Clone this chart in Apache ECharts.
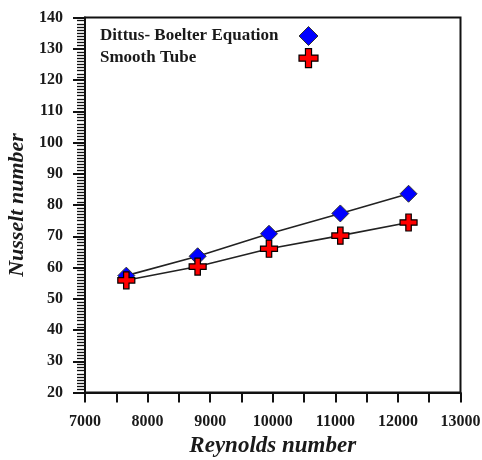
<!DOCTYPE html>
<html>
<head>
<meta charset="utf-8">
<script src="https://cdn.jsdelivr.net/npm/echarts@6/dist/echarts.min.js"></script>
<style>
  html, body { margin: 0; padding: 0; background: #fff; }
  #chart { width: 482px; height: 460px; }
</style>
</head>
<body>
<div id="chart"></div>
<script>
// Reynolds number of each test point
const reynolds = [7660, 8800, 9940, 11080, 12170];
// Nusselt number from the Dittus-Boelter correlation
const nuDittus = [57.4, 63.6, 70.8, 77.3, 83.6];
// Measured Nusselt number for the smooth tube
const nuSmooth = [55.9, 60.3, 66.0, 70.2, 74.4];

const nameDittus = 'Dittus- Boelter Equation';
const nameSmooth = 'Smooth Tube';

const serif = '"Liberation Serif", "Times New Roman", serif';
const crossPath = 'path://M3.4,0H6.6V3.4H10V6.6H6.6V10H3.4V6.6H0V3.4H3.4Z';

const pairs = (xs, ys) => xs.map((x, i) => [x, ys[i]]);

const chart = echarts.init(document.getElementById('chart'), null, { renderer: 'canvas' });

chart.setOption({
  animation: false,
  backgroundColor: '#ffffff',
  grid: {
    left: 85, right: 21.5, top: 17.5, bottom: 67.5,
    outerBoundsMode: 'none',
    containLabel: false,
    show: true, borderColor: '#111', borderWidth: 2, backgroundColor: 'transparent'
  },
  legend: {
    orient: 'vertical',
    left: 100, top: 26,
    padding: 0,
    align: 'right',
    itemWidth: 19, itemHeight: 19, itemGap: 2,
    formatter: n => '{t|' + n + '}',
    textStyle: {
      rich: {
        t: { width: 194, lineHeight: 19, align: 'left', fontFamily: serif, fontWeight: 'bold', fontSize: 17, color: '#1a1a1a' }
      }
    },
    data: [
      { name: nameDittus, icon: 'diamond', itemStyle: { color: '#0000ff', borderColor: '#333', borderWidth: 1 } },
      { name: nameSmooth, icon: crossPath, itemStyle: { color: '#ff0000', borderColor: '#000', borderWidth: 1.2 } }
    ]
  },
  xAxis: {
    type: 'value',
    min: 7000, max: 13000, interval: 500,
    name: 'Reynolds number',
    nameLocation: 'middle',
    nameGap: 35,
    nameTextStyle: { fontFamily: serif, fontWeight: 'bold', fontStyle: 'italic', fontSize: 23, color: '#1a1a1a' },
    axisLine: { show: true, onZero: false, lineStyle: { color: '#111', width: 2 } },
    axisTick: { show: true, inside: false, length: 10, lineStyle: { color: '#111', width: 2 } },
    axisLabel: {
      margin: 21,
      hideOverlap: false,
      fontFamily: serif, fontWeight: 'bold', fontSize: 16, color: '#1a1a1a',
      formatter: v => (v % 1000 === 0 ? String(v) : '')
    },
    splitLine: { show: false }
  },
  yAxis: {
    type: 'value',
    min: 20, max: 140, interval: 10,
    name: 'Nusselt number',
    nameLocation: 'middle',
    nameGap: 53,
    nameTextStyle: { fontFamily: serif, fontWeight: 'bold', fontStyle: 'italic', fontSize: 22, color: '#1a1a1a' },
    axisLine: { show: true, onZero: false, lineStyle: { color: '#111', width: 2 } },
    axisTick: { show: true, inside: false, length: 12, lineStyle: { color: '#111', width: 2 } },
    minorTick: { show: true, splitNumber: 10, length: 8, lineStyle: { color: '#111', width: 1.3 } },
    axisLabel: { margin: 22, fontFamily: serif, fontWeight: 'bold', fontSize: 16, color: '#1a1a1a' },
    splitLine: { show: false },
    minorSplitLine: { show: false }
  },
  series: [
    {
      name: nameDittus,
      type: 'line',
      data: pairs(reynolds, nuDittus),
      symbol: 'diamond',
      symbolSize: 17,
      showAllSymbol: true,
      lineStyle: { color: '#222', width: 1.6 },
      itemStyle: { color: '#0000ff', borderColor: '#333', borderWidth: 1 },
      z: 2
    },
    {
      name: nameSmooth,
      type: 'line',
      data: pairs(reynolds, nuSmooth),
      symbol: crossPath,
      symbolSize: 17,
      showAllSymbol: true,
      lineStyle: { color: '#222', width: 1.6 },
      itemStyle: { color: '#ff0000', borderColor: '#000', borderWidth: 1.2 },
      z: 3
    }
  ]
});
</script>
</body>
</html>
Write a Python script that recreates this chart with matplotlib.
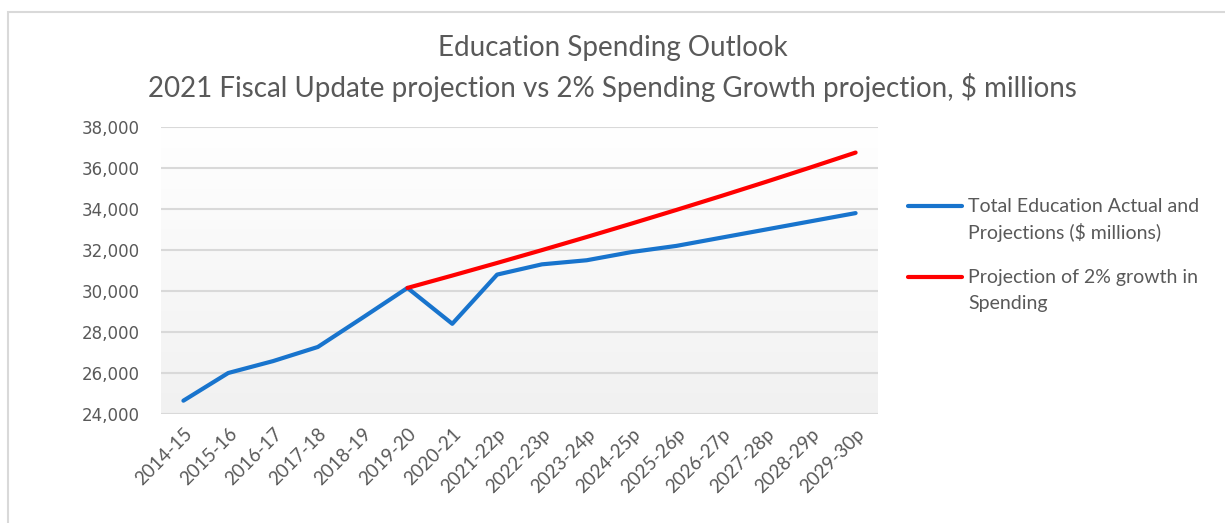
import numpy as np
import matplotlib.pyplot as plt
from matplotlib.patches import Rectangle
from matplotlib.lines import Line2D

years = ['2014-15', '2015-16', '2016-17', '2017-18', '2018-19', '2019-20', '2020-21',
         '2021-22p', '2022-23p', '2023-24p', '2024-25p', '2025-26p', '2026-27p',
         '2027-28p', '2028-29p', '2029-30p']
total_edu = [24650, 26000, 26580, 27270, 28700, 30150, 28400, 30800, 31300, 31500,
             31900, 32200, 32600, 33000, 33400, 33800]
growth_years = years[5:]
growth_2pct = [30150, 30753, 31368, 31995, 32635, 33288, 33954, 34633, 35325, 36032, 36753]
labels = ['Total Education Actual and\nProjections ($ millions)',
          'Projection of 2% growth in\nSpending']
colors = ['#1874cd', '#ff0000']

W, H = 1225, 523
fig = plt.figure(figsize=(W / 100, H / 100), dpi=100)
ax = fig.add_axes([161 / W, 1 - 414 / H, (878 - 161) / W, (414 - 127) / H])

# outer chart border
fig.patches.append(Rectangle((8 / W, -0.1), 1.2, 1 - 12 / H + 0.1, transform=fig.transFigure,
                             fill=False, edgecolor='#d9d9d9', linewidth=1.5))

x = np.arange(len(years))
gx = np.arange(5, len(years))

# gradient plot background
grad = np.linspace(1.0, 0.945, 256).reshape(-1, 1)
ax.imshow(np.dstack([grad, grad, grad]), extent=[0, 1, 0, 1], transform=ax.transAxes,
          aspect='auto', zorder=0)

ax.plot(x, total_edu, color=colors[0], lw=3, solid_capstyle='round', zorder=3)
ax.plot(gx, growth_2pct, color=colors[1], lw=3, solid_capstyle='round', zorder=4)

ax.set_xlim(-0.5, len(years) - 0.5)
ax.set_ylim(24000, 38000)
ax.set_yticks(range(24000, 38001, 2000))
ax.set_yticklabels([f'{v:,}' for v in range(24000, 38001, 2000)], fontsize=12,
                   color='#595959', family='DejaVu Sans')
ax.set_xticks(x)
ax.set_xticklabels(years, rotation=45, ha='right', rotation_mode='anchor',
                   fontsize=13.5, color='#595959', family='Lato')
ax.tick_params(axis='y', length=0, pad=15)
ax.tick_params(axis='x', length=0, pad=8)
ax.grid(axis='y', color='#d9d9d9', lw=1.5)
ax.set_axisbelow(True)
for s in ax.spines.values():
    s.set_visible(False)

fig.text(0.5, 1 - 48 / H, 'Education Spending Outlook', ha='center', va='center',
         fontsize=20, color='#595959', family='Lato')
fig.text(0.5, 1 - 87 / H, '2021 Fiscal Update projection vs 2% Spending Growth projection, $ millions',
         ha='center', va='center', fontsize=20, color='#595959', family='Lato')

# legend, drawn by hand so the line sits beside the first text line
for i, (lab, c) in enumerate(zip(labels, colors)):
    y0 = 206 + i * 71
    fig.add_artist(Line2D([908 / W, 962 / W], [1 - y0 / H, 1 - y0 / H], color=c, lw=3,
                          solid_capstyle='round', transform=fig.transFigure))
    for j, line in enumerate(lab.split('\n')):
        fig.text(968 / W, 1 - (y0 + j * 26) / H, line, ha='left', va='center',
                 fontsize=14, color='#595959', family='Lato')

fig.savefig('out.png', dpi=100)
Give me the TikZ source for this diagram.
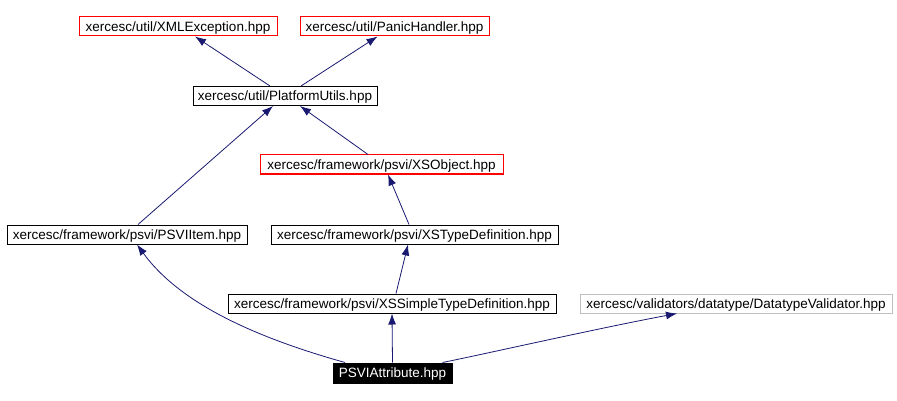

☆ ☆ ☆ ☆

**SET EXERCISE:**
Identify each line of the material where the word "matplotlib" shows up, and copy it.

**RESPONSE:**
Write a Python script that recreates this chart with matplotlib.
import matplotlib.pyplot as plt
from matplotlib.patches import Rectangle
from matplotlib.lines import Line2D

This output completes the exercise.